Written instruction =
Write out, word for word, the stretch of lines beginning at the one with "Recreate this image as a web" and ending at the one with "const categories = ['Mild', 'Severe', 'Critical'];", omitting the images.

Provided material =
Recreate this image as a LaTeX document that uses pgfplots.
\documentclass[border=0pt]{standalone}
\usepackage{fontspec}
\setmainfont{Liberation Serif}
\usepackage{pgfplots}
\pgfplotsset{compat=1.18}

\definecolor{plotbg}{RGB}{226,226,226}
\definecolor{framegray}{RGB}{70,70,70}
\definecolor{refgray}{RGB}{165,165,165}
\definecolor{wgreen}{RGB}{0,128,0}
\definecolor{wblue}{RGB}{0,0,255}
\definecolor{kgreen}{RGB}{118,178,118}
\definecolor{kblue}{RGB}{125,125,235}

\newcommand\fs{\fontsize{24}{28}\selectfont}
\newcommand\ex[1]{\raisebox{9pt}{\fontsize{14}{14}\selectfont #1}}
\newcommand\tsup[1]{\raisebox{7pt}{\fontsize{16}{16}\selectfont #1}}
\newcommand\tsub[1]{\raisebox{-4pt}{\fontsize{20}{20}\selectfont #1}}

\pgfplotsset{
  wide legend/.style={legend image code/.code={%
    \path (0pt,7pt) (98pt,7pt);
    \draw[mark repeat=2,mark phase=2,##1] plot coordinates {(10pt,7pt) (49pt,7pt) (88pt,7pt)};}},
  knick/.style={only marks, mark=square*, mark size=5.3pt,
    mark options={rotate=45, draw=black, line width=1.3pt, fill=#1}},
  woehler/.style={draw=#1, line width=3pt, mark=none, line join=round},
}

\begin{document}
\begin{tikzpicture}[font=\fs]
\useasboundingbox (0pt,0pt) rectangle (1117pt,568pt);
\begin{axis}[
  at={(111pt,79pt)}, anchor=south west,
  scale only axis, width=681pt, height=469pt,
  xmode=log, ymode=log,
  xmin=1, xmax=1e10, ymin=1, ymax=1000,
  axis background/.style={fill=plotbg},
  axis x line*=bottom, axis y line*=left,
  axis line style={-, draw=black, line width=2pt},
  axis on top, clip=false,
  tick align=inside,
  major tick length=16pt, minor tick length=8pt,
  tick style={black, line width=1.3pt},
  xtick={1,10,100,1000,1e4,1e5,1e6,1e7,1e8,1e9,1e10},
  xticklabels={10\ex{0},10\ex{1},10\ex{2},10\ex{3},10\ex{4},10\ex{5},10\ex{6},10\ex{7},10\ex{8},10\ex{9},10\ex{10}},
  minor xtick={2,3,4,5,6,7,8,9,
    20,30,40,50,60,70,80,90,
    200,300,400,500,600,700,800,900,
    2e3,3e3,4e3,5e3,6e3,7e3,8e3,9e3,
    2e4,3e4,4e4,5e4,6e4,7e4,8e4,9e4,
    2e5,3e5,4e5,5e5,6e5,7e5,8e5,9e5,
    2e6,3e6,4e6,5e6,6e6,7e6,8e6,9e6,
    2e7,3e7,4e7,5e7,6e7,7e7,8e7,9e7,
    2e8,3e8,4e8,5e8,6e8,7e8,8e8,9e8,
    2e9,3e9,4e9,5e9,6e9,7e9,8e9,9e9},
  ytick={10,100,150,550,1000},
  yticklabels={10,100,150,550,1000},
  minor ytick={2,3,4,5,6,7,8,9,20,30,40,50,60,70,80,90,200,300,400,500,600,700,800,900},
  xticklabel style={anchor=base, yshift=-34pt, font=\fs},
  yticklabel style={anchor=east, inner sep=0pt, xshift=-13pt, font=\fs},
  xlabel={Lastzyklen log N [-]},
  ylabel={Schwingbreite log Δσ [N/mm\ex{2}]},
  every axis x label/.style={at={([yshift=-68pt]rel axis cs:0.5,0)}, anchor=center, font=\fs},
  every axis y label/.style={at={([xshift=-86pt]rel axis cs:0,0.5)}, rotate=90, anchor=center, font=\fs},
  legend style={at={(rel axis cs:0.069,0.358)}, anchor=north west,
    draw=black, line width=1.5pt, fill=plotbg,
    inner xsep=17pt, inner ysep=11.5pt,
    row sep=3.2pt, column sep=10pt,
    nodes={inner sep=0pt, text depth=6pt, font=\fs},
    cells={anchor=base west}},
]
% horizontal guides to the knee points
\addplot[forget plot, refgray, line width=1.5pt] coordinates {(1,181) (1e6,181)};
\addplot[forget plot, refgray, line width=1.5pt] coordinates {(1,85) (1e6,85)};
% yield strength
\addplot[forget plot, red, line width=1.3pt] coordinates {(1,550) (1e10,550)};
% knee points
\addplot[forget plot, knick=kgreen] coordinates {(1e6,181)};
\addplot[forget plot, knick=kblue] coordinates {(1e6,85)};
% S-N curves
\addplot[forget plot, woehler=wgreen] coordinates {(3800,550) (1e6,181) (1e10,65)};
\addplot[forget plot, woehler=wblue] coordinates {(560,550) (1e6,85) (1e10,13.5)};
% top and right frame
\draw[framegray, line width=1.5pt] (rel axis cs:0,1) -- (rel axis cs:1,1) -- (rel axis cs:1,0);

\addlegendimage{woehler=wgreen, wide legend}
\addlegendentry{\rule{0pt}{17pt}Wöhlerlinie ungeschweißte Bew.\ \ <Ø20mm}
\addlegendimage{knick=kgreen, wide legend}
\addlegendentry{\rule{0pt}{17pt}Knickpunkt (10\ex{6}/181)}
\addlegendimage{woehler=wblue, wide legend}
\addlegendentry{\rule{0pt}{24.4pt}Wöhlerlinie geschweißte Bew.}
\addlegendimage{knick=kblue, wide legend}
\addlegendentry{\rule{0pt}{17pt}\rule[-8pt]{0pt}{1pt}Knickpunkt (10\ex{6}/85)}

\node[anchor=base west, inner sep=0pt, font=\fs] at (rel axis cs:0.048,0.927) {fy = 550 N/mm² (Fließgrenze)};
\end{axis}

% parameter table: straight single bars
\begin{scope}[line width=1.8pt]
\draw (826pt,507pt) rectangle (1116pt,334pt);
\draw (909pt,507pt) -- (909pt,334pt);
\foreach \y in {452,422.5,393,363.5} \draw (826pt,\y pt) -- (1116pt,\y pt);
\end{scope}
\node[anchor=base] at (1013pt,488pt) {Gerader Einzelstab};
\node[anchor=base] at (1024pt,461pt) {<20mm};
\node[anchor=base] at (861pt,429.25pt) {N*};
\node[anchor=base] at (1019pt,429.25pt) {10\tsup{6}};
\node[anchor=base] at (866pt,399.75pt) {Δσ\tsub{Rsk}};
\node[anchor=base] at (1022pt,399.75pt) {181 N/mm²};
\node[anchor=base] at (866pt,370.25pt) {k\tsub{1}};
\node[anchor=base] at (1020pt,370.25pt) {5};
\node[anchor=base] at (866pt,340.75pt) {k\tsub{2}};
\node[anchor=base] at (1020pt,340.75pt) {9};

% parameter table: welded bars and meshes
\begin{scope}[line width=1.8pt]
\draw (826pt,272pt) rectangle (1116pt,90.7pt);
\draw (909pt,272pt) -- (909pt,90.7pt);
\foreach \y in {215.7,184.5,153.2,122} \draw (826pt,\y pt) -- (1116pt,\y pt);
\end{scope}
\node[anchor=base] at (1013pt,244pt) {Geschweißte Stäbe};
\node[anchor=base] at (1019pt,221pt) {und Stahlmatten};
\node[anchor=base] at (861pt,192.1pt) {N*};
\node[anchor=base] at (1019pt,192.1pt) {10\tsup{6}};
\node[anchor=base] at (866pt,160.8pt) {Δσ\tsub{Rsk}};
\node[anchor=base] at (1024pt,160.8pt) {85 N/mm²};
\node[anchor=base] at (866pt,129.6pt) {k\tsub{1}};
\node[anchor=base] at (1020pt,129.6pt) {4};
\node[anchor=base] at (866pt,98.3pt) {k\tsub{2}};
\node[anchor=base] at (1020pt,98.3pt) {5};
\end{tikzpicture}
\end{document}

==

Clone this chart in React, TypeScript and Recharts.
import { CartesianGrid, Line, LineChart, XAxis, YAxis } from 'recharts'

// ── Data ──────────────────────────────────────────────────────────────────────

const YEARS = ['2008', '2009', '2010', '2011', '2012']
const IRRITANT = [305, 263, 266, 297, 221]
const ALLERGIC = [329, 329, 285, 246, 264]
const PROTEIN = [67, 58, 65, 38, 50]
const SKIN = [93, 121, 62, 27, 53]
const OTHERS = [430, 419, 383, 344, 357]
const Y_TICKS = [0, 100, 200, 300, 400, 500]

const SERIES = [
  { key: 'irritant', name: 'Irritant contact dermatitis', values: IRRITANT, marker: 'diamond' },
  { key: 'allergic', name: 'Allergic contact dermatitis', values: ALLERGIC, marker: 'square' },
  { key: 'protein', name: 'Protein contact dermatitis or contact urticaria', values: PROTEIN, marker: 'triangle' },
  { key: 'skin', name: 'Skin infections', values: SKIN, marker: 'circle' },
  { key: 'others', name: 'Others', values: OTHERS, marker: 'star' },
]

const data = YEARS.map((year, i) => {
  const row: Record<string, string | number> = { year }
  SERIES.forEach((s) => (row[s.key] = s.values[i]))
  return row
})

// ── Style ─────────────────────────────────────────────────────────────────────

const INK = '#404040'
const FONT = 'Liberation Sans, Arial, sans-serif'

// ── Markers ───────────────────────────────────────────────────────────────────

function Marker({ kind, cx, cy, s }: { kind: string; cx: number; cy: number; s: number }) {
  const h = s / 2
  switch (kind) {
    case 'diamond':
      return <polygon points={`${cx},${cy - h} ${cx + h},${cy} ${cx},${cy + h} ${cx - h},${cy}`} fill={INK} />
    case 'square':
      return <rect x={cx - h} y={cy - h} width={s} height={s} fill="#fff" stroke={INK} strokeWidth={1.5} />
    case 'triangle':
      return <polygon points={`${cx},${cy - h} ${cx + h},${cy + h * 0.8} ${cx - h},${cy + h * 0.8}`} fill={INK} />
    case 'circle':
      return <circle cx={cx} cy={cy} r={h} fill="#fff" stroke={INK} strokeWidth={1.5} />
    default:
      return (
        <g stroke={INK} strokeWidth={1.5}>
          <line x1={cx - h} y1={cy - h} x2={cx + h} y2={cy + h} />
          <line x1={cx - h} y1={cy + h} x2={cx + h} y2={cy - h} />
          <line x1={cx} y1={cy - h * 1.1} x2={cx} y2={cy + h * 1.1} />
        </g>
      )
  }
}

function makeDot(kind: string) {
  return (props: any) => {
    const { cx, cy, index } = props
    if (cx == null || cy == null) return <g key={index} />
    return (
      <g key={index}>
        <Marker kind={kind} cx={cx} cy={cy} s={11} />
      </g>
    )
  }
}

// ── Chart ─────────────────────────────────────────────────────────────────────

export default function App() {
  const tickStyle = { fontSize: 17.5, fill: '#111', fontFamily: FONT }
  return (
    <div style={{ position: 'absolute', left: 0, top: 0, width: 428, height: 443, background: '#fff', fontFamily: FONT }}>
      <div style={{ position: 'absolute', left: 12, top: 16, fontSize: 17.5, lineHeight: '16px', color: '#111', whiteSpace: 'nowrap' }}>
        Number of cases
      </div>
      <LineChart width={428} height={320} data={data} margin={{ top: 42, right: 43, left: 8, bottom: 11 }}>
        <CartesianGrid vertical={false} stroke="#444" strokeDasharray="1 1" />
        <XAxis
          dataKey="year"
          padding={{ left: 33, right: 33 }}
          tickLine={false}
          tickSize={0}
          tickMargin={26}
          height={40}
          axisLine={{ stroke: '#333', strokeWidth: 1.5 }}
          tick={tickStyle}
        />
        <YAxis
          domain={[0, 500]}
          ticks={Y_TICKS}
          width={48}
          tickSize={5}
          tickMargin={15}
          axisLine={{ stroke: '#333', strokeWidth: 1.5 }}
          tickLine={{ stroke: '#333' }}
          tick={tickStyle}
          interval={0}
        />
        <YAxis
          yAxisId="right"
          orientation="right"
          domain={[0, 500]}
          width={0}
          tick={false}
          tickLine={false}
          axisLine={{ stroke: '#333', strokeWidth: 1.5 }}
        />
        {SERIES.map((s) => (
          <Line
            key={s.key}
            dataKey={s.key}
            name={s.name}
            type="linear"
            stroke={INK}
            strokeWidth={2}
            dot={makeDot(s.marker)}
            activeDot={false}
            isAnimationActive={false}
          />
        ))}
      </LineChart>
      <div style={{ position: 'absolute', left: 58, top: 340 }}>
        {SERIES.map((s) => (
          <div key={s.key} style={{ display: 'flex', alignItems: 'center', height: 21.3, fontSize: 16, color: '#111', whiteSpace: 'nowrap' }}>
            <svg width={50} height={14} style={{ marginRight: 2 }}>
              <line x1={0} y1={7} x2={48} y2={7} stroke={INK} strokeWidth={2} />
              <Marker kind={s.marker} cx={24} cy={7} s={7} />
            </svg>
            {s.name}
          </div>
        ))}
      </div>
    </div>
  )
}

---

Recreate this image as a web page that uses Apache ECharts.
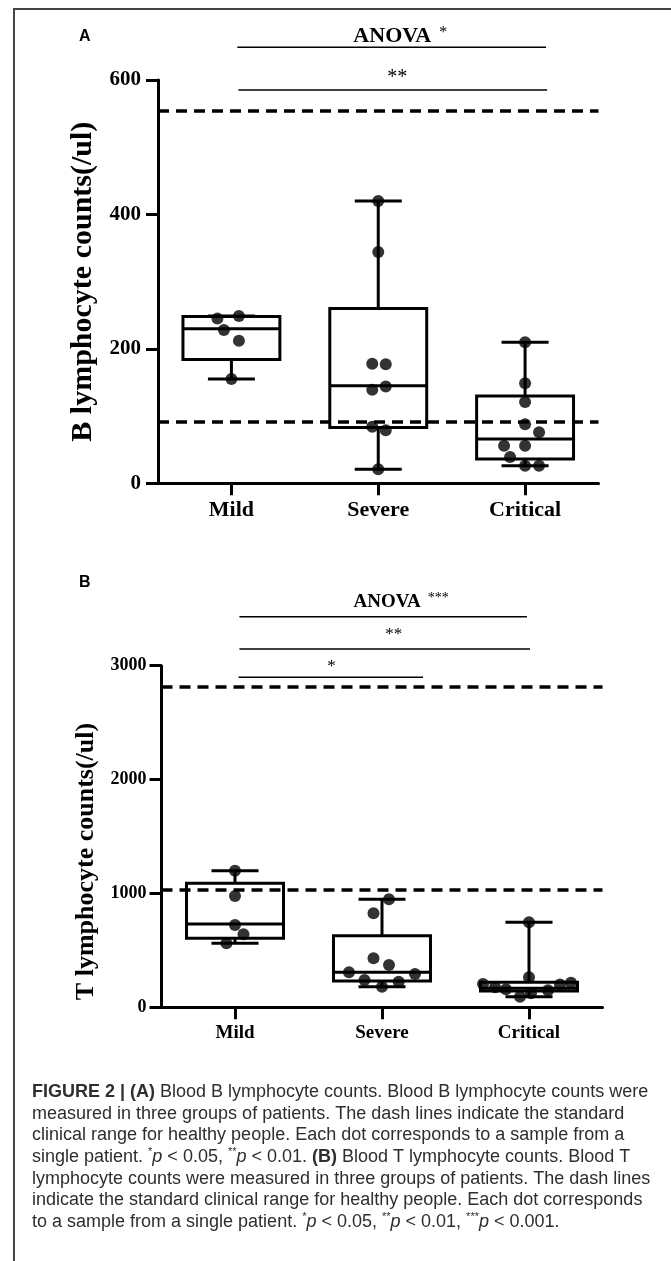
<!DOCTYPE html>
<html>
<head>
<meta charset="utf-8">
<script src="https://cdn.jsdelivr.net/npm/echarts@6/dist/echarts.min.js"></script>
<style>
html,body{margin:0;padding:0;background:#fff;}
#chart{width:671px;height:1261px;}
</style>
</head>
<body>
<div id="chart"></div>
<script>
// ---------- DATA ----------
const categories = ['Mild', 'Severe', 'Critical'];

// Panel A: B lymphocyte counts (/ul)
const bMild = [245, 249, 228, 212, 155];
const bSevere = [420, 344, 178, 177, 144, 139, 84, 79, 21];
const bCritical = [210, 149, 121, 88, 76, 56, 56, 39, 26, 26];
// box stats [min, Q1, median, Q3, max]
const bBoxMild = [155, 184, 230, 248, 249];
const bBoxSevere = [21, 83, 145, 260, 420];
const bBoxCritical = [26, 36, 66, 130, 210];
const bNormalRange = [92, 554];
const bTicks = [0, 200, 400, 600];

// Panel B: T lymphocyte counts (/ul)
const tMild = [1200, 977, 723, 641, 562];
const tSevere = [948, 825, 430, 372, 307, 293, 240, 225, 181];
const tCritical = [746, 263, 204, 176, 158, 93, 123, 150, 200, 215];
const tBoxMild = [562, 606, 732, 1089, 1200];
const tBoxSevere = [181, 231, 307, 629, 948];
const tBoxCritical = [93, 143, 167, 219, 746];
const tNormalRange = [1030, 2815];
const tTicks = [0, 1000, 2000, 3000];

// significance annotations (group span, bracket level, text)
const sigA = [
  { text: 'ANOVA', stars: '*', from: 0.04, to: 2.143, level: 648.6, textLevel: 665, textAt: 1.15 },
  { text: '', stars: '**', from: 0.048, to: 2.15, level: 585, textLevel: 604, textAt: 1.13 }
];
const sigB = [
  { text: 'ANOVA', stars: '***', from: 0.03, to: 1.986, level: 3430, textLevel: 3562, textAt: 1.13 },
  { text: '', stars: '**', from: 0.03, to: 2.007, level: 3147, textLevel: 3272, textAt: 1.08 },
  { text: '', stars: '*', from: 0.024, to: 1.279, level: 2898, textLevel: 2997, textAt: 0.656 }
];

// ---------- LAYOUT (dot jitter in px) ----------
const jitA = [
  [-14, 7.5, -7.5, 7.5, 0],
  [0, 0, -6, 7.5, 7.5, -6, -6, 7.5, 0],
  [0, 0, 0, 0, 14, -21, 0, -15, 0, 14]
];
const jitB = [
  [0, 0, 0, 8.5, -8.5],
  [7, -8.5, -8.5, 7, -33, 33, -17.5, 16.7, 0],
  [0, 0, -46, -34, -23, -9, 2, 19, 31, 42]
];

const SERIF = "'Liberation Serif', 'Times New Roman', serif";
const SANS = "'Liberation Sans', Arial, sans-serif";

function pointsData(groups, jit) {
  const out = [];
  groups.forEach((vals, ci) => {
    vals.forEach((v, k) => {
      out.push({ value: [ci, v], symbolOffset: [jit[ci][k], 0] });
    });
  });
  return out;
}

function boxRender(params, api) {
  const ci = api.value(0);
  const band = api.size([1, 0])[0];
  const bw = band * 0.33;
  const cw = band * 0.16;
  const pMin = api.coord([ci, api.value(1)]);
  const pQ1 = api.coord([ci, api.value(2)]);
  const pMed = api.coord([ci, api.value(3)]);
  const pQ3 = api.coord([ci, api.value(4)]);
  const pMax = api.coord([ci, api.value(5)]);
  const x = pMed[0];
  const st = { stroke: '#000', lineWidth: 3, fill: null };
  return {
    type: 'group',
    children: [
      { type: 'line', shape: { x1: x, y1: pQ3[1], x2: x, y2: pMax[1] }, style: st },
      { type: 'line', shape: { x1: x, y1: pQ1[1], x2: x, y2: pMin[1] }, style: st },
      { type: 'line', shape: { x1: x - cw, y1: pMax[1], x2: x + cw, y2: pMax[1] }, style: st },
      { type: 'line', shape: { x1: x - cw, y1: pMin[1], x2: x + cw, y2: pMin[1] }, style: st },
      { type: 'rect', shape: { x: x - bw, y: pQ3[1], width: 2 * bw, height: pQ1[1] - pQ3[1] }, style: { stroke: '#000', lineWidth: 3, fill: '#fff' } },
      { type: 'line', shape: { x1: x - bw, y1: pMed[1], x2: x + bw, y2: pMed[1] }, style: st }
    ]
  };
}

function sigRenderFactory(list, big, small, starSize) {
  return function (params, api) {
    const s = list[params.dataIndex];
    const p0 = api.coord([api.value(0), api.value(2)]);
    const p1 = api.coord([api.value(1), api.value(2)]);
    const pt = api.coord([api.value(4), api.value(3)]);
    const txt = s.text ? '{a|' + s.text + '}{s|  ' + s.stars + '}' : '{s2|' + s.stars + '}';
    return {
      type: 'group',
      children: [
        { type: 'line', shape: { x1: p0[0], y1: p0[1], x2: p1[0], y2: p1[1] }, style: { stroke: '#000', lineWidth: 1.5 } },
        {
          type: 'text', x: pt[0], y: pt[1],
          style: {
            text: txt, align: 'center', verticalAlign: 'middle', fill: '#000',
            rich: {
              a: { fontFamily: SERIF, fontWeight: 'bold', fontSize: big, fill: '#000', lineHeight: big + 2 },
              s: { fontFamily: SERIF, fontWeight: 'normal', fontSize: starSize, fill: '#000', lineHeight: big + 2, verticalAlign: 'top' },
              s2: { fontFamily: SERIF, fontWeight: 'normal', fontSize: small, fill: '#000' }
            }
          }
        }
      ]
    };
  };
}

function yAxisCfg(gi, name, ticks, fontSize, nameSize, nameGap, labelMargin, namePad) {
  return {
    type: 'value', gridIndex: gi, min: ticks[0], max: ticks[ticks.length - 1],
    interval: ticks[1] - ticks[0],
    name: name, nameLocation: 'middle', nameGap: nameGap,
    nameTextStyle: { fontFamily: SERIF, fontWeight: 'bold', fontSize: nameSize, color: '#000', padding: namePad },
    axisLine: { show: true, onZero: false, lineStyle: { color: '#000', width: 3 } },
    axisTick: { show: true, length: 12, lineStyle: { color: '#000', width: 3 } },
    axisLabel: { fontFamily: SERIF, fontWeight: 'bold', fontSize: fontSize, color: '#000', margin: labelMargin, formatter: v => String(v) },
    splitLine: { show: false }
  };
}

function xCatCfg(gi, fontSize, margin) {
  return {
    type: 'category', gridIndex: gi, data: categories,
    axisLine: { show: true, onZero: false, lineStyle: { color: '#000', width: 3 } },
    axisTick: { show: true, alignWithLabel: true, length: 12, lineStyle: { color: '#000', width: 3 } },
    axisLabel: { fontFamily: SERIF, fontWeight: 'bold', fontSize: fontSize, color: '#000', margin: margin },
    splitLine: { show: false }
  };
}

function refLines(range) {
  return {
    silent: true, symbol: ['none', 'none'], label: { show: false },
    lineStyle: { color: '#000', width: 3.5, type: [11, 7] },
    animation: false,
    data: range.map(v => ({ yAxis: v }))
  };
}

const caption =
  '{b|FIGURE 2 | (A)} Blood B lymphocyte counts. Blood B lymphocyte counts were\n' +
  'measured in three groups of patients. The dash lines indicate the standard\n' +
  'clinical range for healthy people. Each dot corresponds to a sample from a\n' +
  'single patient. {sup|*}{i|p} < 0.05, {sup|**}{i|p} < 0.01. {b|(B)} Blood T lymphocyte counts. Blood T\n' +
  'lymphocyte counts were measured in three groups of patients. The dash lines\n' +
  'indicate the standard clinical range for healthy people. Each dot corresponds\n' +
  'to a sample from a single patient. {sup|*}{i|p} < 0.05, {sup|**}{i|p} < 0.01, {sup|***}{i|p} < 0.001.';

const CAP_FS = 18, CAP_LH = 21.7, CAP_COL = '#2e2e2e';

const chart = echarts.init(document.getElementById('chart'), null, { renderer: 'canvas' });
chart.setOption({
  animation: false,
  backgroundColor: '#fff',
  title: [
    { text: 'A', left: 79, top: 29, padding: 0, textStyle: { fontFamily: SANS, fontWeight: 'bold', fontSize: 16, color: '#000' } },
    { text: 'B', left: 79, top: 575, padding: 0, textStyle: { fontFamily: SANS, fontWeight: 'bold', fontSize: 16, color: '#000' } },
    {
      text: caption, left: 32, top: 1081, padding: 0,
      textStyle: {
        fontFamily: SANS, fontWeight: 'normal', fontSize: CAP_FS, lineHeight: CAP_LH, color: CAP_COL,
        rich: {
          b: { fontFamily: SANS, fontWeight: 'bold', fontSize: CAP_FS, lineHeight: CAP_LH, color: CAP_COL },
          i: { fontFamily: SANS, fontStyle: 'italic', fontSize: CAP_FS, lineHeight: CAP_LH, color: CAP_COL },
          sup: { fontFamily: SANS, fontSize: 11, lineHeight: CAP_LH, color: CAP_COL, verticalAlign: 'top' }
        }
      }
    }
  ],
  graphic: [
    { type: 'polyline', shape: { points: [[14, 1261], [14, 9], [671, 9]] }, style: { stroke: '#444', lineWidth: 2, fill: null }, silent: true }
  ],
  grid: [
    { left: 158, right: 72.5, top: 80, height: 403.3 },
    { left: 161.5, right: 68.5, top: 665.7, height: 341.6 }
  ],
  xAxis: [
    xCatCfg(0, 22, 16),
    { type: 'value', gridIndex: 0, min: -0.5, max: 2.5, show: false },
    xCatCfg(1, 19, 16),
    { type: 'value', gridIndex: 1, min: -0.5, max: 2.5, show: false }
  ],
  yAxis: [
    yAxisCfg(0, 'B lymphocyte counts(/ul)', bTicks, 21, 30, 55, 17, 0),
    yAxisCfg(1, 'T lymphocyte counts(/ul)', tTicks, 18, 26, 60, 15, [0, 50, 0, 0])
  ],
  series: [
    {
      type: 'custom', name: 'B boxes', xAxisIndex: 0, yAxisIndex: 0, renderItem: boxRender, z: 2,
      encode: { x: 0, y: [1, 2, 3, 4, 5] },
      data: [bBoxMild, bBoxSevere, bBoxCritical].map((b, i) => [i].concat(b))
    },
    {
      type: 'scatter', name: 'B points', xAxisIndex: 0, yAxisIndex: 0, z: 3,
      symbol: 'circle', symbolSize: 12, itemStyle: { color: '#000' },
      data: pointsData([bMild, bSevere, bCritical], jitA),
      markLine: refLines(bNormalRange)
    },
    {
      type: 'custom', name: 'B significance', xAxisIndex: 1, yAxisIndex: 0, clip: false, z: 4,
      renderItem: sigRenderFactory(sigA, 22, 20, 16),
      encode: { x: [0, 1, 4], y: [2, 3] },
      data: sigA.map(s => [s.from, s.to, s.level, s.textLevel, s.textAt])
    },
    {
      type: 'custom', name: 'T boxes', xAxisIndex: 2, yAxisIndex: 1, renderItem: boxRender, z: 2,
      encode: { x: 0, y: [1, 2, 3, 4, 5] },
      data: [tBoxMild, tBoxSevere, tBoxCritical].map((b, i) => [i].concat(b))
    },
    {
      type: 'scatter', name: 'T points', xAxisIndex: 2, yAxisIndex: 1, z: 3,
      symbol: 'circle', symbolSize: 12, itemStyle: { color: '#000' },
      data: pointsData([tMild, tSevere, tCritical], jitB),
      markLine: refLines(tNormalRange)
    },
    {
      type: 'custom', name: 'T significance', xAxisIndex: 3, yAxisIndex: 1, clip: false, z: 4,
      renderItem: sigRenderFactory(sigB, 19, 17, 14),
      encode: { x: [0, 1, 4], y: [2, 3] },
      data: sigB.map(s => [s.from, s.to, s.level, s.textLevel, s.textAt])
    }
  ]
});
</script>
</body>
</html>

The answer =
Recreate this image as a web page that uses Apache ECharts.
<!DOCTYPE html>
<html>
<head>
<meta charset="utf-8">
<script src="https://cdn.jsdelivr.net/npm/echarts@6/dist/echarts.min.js"></script>
<style>
html,body{margin:0;padding:0;background:#fff;}
#chart{width:671px;height:1261px;}
</style>
</head>
<body>
<div id="chart"></div>
<script>
// ---------- DATA ----------
const categories = ['Mild', 'Severe', 'Critical'];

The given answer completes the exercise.